Goal of the exercise >>
Leaving out the pictures, retype the lines from the beginning of the listing through the line containing "(0pt,0pt) rectangle (1065pt,-730pt);".

----

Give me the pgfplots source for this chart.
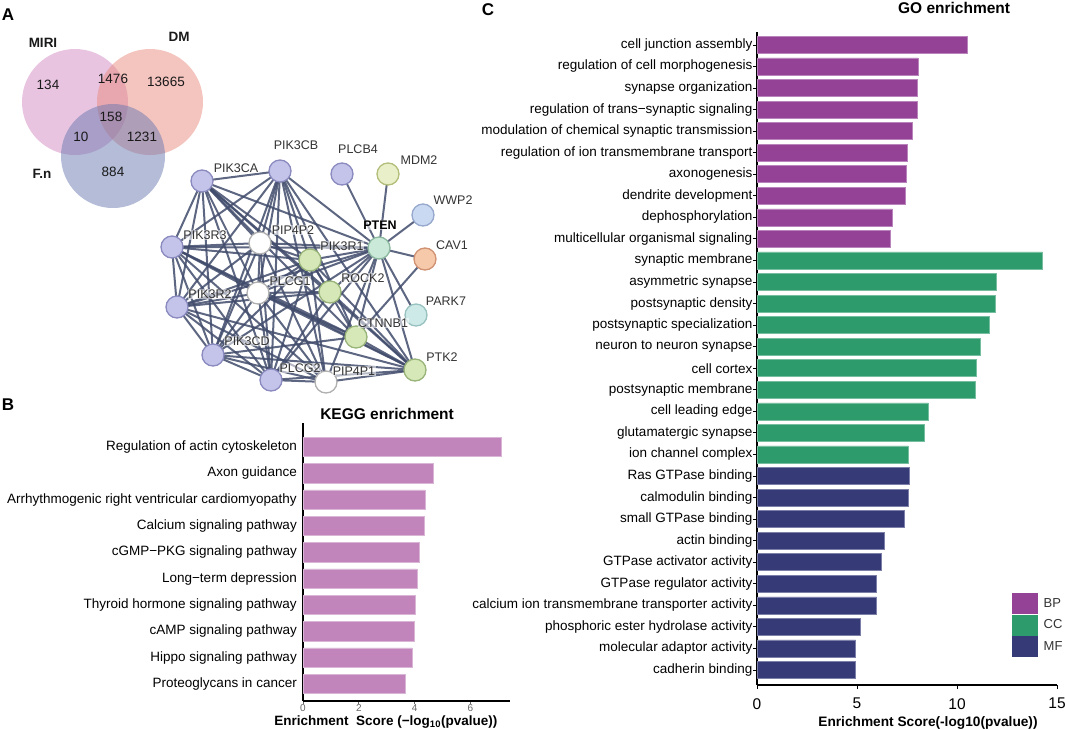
\documentclass[border=0pt]{standalone}
\usepackage{fontspec}
\setmainfont{Liberation Sans}
\usepackage{pgfplots}
\pgfplotsset{compat=1.18}
\newcommand\fs[1]{\fontsize{#1}{#1}\selectfont}

\definecolor{bpc}{HTML}{944296}
\definecolor{ccc}{HTML}{2E9B6D}
\definecolor{mfc}{HTML}{363A77}
\definecolor{keggc}{HTML}{C285BB}
\definecolor{edgec}{HTML}{414C6C}
\definecolor{miri}{HTML}{D189C1}
\definecolor{dm}{HTML}{E9897F}
\definecolor{fn}{HTML}{6979B1}
% node colours (fill / border)
\definecolor{lavf}{HTML}{C4C4EA}\definecolor{lavd}{HTML}{8A8ABF}
\definecolor{whtf}{HTML}{FFFFFF}\definecolor{whtd}{HTML}{B0B0B0}
\definecolor{grnf}{HTML}{D6E8B8}\definecolor{grnd}{HTML}{98B478}
\definecolor{ylwf}{HTML}{E9EFC8}\definecolor{ylwd}{HTML}{B2BE7A}
\definecolor{bluf}{HTML}{C9D9F1}\definecolor{blud}{HTML}{96A8CC}
\definecolor{mntf}{HTML}{CBE9D9}\definecolor{mntd}{HTML}{8CB8A0}
\definecolor{pchf}{HTML}{F5C9A9}\definecolor{pchd}{HTML}{D09272}
\definecolor{cynf}{HTML}{CDE9E8}\definecolor{cynd}{HTML}{98C2C0}

% network node positions (pixels)
\def\N#1#2#3{\expandafter\def\csname nx#1\endcsname{#2}\expandafter\def\csname ny#1\endcsname{#3}}
\N{PIK3CA}{202}{181}
\N{PIK3CB}{280}{171}
\N{PLCB4}{342}{174}
\N{MDM2}{388}{174}
\N{WWP2}{423}{215}
\N{PTEN}{379}{248}
\N{CAV1}{425}{259}
\N{PARK7}{416}{315}
\N{PTK2}{415}{370}
\N{CTNNB1}{356}{337}
\N{ROCK2}{330}{292}
\N{PIK3R1}{310}{260}
\N{PIP4P2}{260}{243}
\N{PIK3R3}{172}{247}
\N{PLCG1}{258}{293}
\N{PIK3R2}{177}{307}
\N{PIK3CD}{213}{355}
\N{PLCG2}{271}{380}
\N{PIP4P1}{326}{382}

\pgfplotsset{pixelaxis/.style={at={(0pt,0pt)}, anchor=north west, width=1065pt, height=730pt,
  scale only axis, xmin=0, xmax=1065, ymin=0, ymax=730, y dir=reverse,
  hide axis, clip=false}}

\begin{document}
\begin{tikzpicture}
\path[use as bounding box] (0pt,0pt) rectangle (1065pt,-730pt);

% ---------- panel A (Venn + network), shapes ----------
\begin{axis}[pixelaxis]
\addplot[miri, only marks, mark=*, mark size=53, mark options={draw opacity=0, fill opacity=0.5}] coordinates {(75,102)};
\addplot[dm, only marks, mark=*, mark size=53, mark options={draw opacity=0, fill opacity=0.5}] coordinates {(150,102)};
\addplot[fn, only marks, mark=*, mark size=52, mark options={draw opacity=0, fill opacity=0.5}] coordinates {(113,156)};

\foreach \a/\b in {PTEN/PLCB4, PTEN/MDM2, PTEN/WWP2, PTEN/CAV1, PTEN/PARK7, PTEN/PTK2,
  PTEN/CTNNB1, PTEN/ROCK2, PTEN/PIK3R1, PTEN/PIP4P2, PTEN/PIK3R3, PTEN/PIK3CA, PTEN/PIK3CB,
  PTEN/PLCG1, PTEN/PIK3R2, PTEN/PIK3CD, PTEN/PLCG2, PTEN/PIP4P1,
  PIK3CA/PIK3CB, PIK3CA/PIK3R3, PIK3CA/PIK3R2, PIK3CA/PIK3CD, PIK3CA/PLCG2, PIK3CA/PIK3R1,
  PIK3CA/PIP4P2, PIK3CA/PLCG1, PIK3CA/ROCK2, PIK3CA/CTNNB1, PIK3CA/PTK2,
  PIK3CB/PIK3R3, PIK3CB/PIK3R2, PIK3CB/PIK3CD, PIK3CB/PLCG2, PIK3CB/PIK3R1, PIK3CB/PIP4P2,
  PIK3CB/PLCG1, PIK3CB/PIP4P1, PIK3CB/PTK2, PIK3CB/CTNNB1,
  PIK3R3/PIK3R2, PIK3R3/PIK3CD, PIK3R3/PLCG2, PIK3R3/PIK3R1, PIK3R3/PIP4P2, PIK3R3/PLCG1,
  PIK3R3/PIP4P1, PIK3R3/CTNNB1, PIK3R3/PTK2,
  PIK3R2/PIK3CD, PIK3R2/PLCG2, PIK3R2/PIK3R1, PIK3R2/PIP4P2, PIK3R2/PLCG1, PIK3R2/PIP4P1,
  PIK3R2/ROCK2, PIK3R2/PTK2,
  PIK3CD/PLCG2, PIK3CD/PIK3R1, PIK3CD/PIP4P2, PIK3CD/PLCG1, PIK3CD/PIP4P1, PIK3CD/PTK2, PIK3CD/CTNNB1,
  PLCG2/PIK3R1, PLCG2/PIP4P2, PLCG2/PLCG1, PLCG2/PIP4P1, PLCG2/PTK2, PLCG2/ROCK2,
  PIK3R1/PIP4P2, PIK3R1/PLCG1, PIK3R1/ROCK2, PIK3R1/CTNNB1, PIK3R1/PTK2, PIK3R1/PIP4P1,
  PIP4P2/PLCG1, PIP4P2/PIP4P1, PLCG1/PIP4P1, PLCG1/PTK2, PLCG1/CTNNB1, PLCG1/ROCK2,
  ROCK2/PTK2, CTNNB1/PTK2, PIP4P1/PTK2, CAV1/CTNNB1}{
  \edef\tmp{\noexpand\addplot[edgec, line width=2pt, opacity=0.85, no marks]
    coordinates {(\csname nx\a\endcsname,\csname ny\a\endcsname)
                 (\csname nx\b\endcsname,\csname ny\b\endcsname)};}
  \tmp
}

\foreach \n/\c in {PIK3CA/lav, PIK3CB/lav, PLCB4/lav, PIK3R3/lav, PIK3R2/lav, PIK3CD/lav,
  PLCG2/lav, PIP4P2/wht, PLCG1/wht, PIP4P1/wht, PIK3R1/grn, ROCK2/grn, CTNNB1/grn, PTK2/grn,
  MDM2/ylw, WWP2/blu, PTEN/mnt, CAV1/pch, PARK7/cyn}{
  \edef\tmp{\noexpand\addplot[only marks, mark=*, mark size=11,
    mark options={fill=\c f, draw=\c d, line width=1.3pt}]
    coordinates {(\csname nx\n\endcsname,\csname ny\n\endcsname)};}
  \tmp
}
\end{axis}

% ---------- panel A, texts on top ----------
\begin{axis}[pixelaxis]
\begin{scope}[every node/.style={font=\fs{12.5}, text=black!80, fill=white,
    fill opacity=0.55, text opacity=1, inner sep=0.5pt}]
\node at (axis cs:236,168) {PIK3CA};
\node at (axis cs:296,145) {PIK3CB};
\node at (axis cs:358,149) {PLCB4};
\node at (axis cs:419,160) {MDM2};
\node at (axis cs:453,200) {WWP2};
\node[font=\fs{12.5}\bfseries, text=black] at (axis cs:380,225) {PTEN};
\node at (axis cs:452,245) {CAV1};
\node at (axis cs:446,301) {PARK7};
\node at (axis cs:442,357) {PTK2};
\node at (axis cs:383,323) {CTNNB1};
\node at (axis cs:363,278) {ROCK2};
\node at (axis cs:342,246) {PIK3R1};
\node at (axis cs:293,230) {PIP4P2};
\node at (axis cs:205,235) {PIK3R3};
\node at (axis cs:290,281) {PLCG1};
\node at (axis cs:210,294) {PIK3R2};
\node at (axis cs:247,341) {PIK3CD};
\node at (axis cs:300,368) {PLCG2};
\node at (axis cs:354,371) {PIP4P1};
\end{scope}

\begin{scope}[every node/.style={font=\fs{13.5}, text=black!90}]
\node[font=\fs{13.5}\bfseries] at (axis cs:43,43) {MIRI};
\node[font=\fs{13.5}\bfseries] at (axis cs:179,37) {DM};
\node[font=\fs{13.5}\bfseries] at (axis cs:42,174) {F.n};
\node at (axis cs:48,85) {134};
\node at (axis cs:113,79) {1476};
\node at (axis cs:166,82) {13665};
\node at (axis cs:111,117) {158};
\node at (axis cs:81,137) {10};
\node at (axis cs:142,137) {1231};
\node at (axis cs:113,172) {884};
\end{scope}

\node[font=\fs{17}\bfseries] at (axis cs:8,15) {A};
\node[font=\fs{17}\bfseries] at (axis cs:8,405) {B};
\node[font=\fs{17}\bfseries] at (axis cs:488,10) {C};
\end{axis}

% ---------- panel B (KEGG) ----------
\begin{axis}[at={(303pt,-423pt)}, anchor=north west, width=207pt, height=278pt,
  scale only axis, xmin=0, xmax=7.42, ymin=-0.65, ymax=9.91,
  xbar, bar width=19.3pt,
  axis x line*=bottom, axis y line*=left,
  axis line style={line width=1.8pt, black},
  xtick={0,2,4,6}, ytick={0,...,9},
  tick align=outside, major tick length=3pt,
  ytick style={draw=none}, xtick style={black!60, line width=0.6pt},
  /pgf/number format/assume math mode=true,
  xticklabel style={font=\fs{10}, text=black!60, inner sep=0.5pt},
  yticklabel style={font=\fs{13.5}, inner sep=0pt, xshift=-3pt},
  yticklabels={Proteoglycans in cancer, Hippo signaling pathway, cAMP signaling pathway,
    Thyroid hormone signaling pathway, Long−term depression, cGMP−PKG signaling pathway,
    Calcium signaling pathway, Arrhythmogenic right ventricular cardiomyopathy,
    Axon guidance, Regulation of actin cytoskeleton},
  title={KEGG enrichment},
  title style={font=\fs{15.5}\bfseries, at={(axis description cs:0.406,1)}, anchor=base, yshift=-2pt},
  xlabel={Enrichment\ \ Score (−log\textsubscript{10}(pvalue))},
  xlabel style={font=\fs{13.5}\bfseries, at={(axis description cs:0.40,0)}, anchor=base, yshift=-24pt},
  clip=false]
\addplot[fill=keggc, draw=keggc!60!white, line width=0.5pt, bar shift=0pt] coordinates {
  (3.67,0) (3.91,1) (3.97,2) (4.03,3) (4.09,4) (4.18,5) (4.33,6) (4.37,7) (4.66,8) (7.10,9)};
\end{axis}

% ---------- panel C (GO) ----------
\begin{axis}[at={(757pt,-32pt)}, anchor=north west, width=300pt, height=653pt,
  scale only axis, xmin=0, xmax=15, ymin=-0.7, ymax=29.6,
  xbar, bar width=17pt,
  axis x line*=bottom, axis y line*=left,
  axis line style={line width=1.8pt, black},
  xtick={0,5,10,15}, ytick={0,...,29},
  tick align=outside, major tick length=4pt,
  tick style={black, line width=0.8pt},
  /pgf/number format/assume math mode=true,
  xticklabel style={font=\fs{15.5}, inner sep=2pt, yshift=-7pt},
  yticklabel style={font=\fs{13.5}, inner sep=0.5pt},
  yticklabels={cadherin binding, molecular adaptor activity, phosphoric ester hydrolase activity,
    calcium ion transmembrane transporter activity, GTPase regulator activity,
    GTPase activator activity, actin binding, small GTPase binding, calmodulin binding,
    Ras GTPase binding, ion channel complex, glutamatergic synapse, cell leading edge,
    postsynaptic membrane, cell cortex, neuron to neuron synapse, postsynaptic specialization,
    postsynaptic density, asymmetric synapse, synaptic membrane,
    multicellular organismal signaling, dephosphorylation, dendrite development, axonogenesis,
    regulation of ion transmembrane transport, modulation of chemical synaptic transmission,
    regulation of trans−synaptic signaling, synapse organization,
    regulation of cell morphogenesis, cell junction assembly},
  title={GO enrichment},
  title style={font=\fs{15.5}\bfseries, at={(axis description cs:0.657,1)}, anchor=base, yshift=12pt},
  xlabel={Enrichment Score(-log10(pvalue))},
  xlabel style={font=\fs{13.7}\bfseries, at={(axis description cs:0.57,0)}, anchor=base, yshift=-41pt},
  legend style={draw=none, fill=none, inner sep=0pt, row sep=1pt, font=\fs{13},
    text=black!80, at={(axis description cs:0.85,0.1409)}, anchor=north west,
    cells={anchor=west}, /tikz/every odd column/.append style={column sep=4pt}},
  clip=false]
\addplot[fill=bpc, draw=bpc!65!white, line width=0.5pt, bar shift=0pt,
  legend image code/.code={\fill[bpc] (0pt,-10pt) rectangle (25pt,10pt);}] coordinates {
  (10.50,29) (8.05,28) (8.00,27) (8.00,26) (7.75,25) (7.50,24) (7.48,23) (7.43,22) (6.77,21) (6.68,20)};
\addlegendentry{BP}
\addplot[fill=ccc, draw=ccc!65!white, line width=0.5pt, bar shift=0pt,
  legend image code/.code={\fill[ccc] (0pt,-10pt) rectangle (25pt,10pt);}] coordinates {
  (14.28,19) (11.95,18) (11.92,17) (11.62,16) (11.15,15) (10.98,14) (10.93,13) (8.57,12) (8.37,11) (7.57,10)};
\addlegendentry{CC}
\addplot[fill=mfc, draw=mfc!65!white, line width=0.5pt, bar shift=0pt,
  legend image code/.code={\fill[mfc] (0pt,-10pt) rectangle (25pt,10pt);}] coordinates {
  (7.62,9) (7.57,8) (7.35,7) (6.35,6) (6.22,5) (5.98,4) (5.98,3) (5.15,2) (4.93,1) (4.90,0)};
\addlegendentry{MF}
\end{axis}
\end{tikzpicture}
\end{document}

----

Exercise response >>
Give me the pgfplots source for this chart.
\documentclass[border=0pt]{standalone}
\usepackage{fontspec}
\setmainfont{Liberation Sans}
\usepackage{pgfplots}
\pgfplotsset{compat=1.18}
\newcommand\fs[1]{\fontsize{#1}{#1}\selectfont}

\definecolor{bpc}{HTML}{944296}
\definecolor{ccc}{HTML}{2E9B6D}
\definecolor{mfc}{HTML}{363A77}
\definecolor{keggc}{HTML}{C285BB}
\definecolor{edgec}{HTML}{414C6C}
\definecolor{miri}{HTML}{D189C1}
\definecolor{dm}{HTML}{E9897F}
\definecolor{fn}{HTML}{6979B1}
% node colours (fill / border)
\definecolor{lavf}{HTML}{C4C4EA}\definecolor{lavd}{HTML}{8A8ABF}
\definecolor{whtf}{HTML}{FFFFFF}\definecolor{whtd}{HTML}{B0B0B0}
\definecolor{grnf}{HTML}{D6E8B8}\definecolor{grnd}{HTML}{98B478}
\definecolor{ylwf}{HTML}{E9EFC8}\definecolor{ylwd}{HTML}{B2BE7A}
\definecolor{bluf}{HTML}{C9D9F1}\definecolor{blud}{HTML}{96A8CC}
\definecolor{mntf}{HTML}{CBE9D9}\definecolor{mntd}{HTML}{8CB8A0}
\definecolor{pchf}{HTML}{F5C9A9}\definecolor{pchd}{HTML}{D09272}
\definecolor{cynf}{HTML}{CDE9E8}\definecolor{cynd}{HTML}{98C2C0}

% network node positions (pixels)
\def\N#1#2#3{\expandafter\def\csname nx#1\endcsname{#2}\expandafter\def\csname ny#1\endcsname{#3}}
\N{PIK3CA}{202}{181}
\N{PIK3CB}{280}{171}
\N{PLCB4}{342}{174}
\N{MDM2}{388}{174}
\N{WWP2}{423}{215}
\N{PTEN}{379}{248}
\N{CAV1}{425}{259}
\N{PARK7}{416}{315}
\N{PTK2}{415}{370}
\N{CTNNB1}{356}{337}
\N{ROCK2}{330}{292}
\N{PIK3R1}{310}{260}
\N{PIP4P2}{260}{243}
\N{PIK3R3}{172}{247}
\N{PLCG1}{258}{293}
\N{PIK3R2}{177}{307}
\N{PIK3CD}{213}{355}
\N{PLCG2}{271}{380}
\N{PIP4P1}{326}{382}

\pgfplotsset{pixelaxis/.style={at={(0pt,0pt)}, anchor=north west, width=1065pt, height=730pt,
  scale only axis, xmin=0, xmax=1065, ymin=0, ymax=730, y dir=reverse,
  hide axis, clip=false}}

\begin{document}
\begin{tikzpicture}
\path[use as bounding box] (0pt,0pt) rectangle (1065pt,-730pt);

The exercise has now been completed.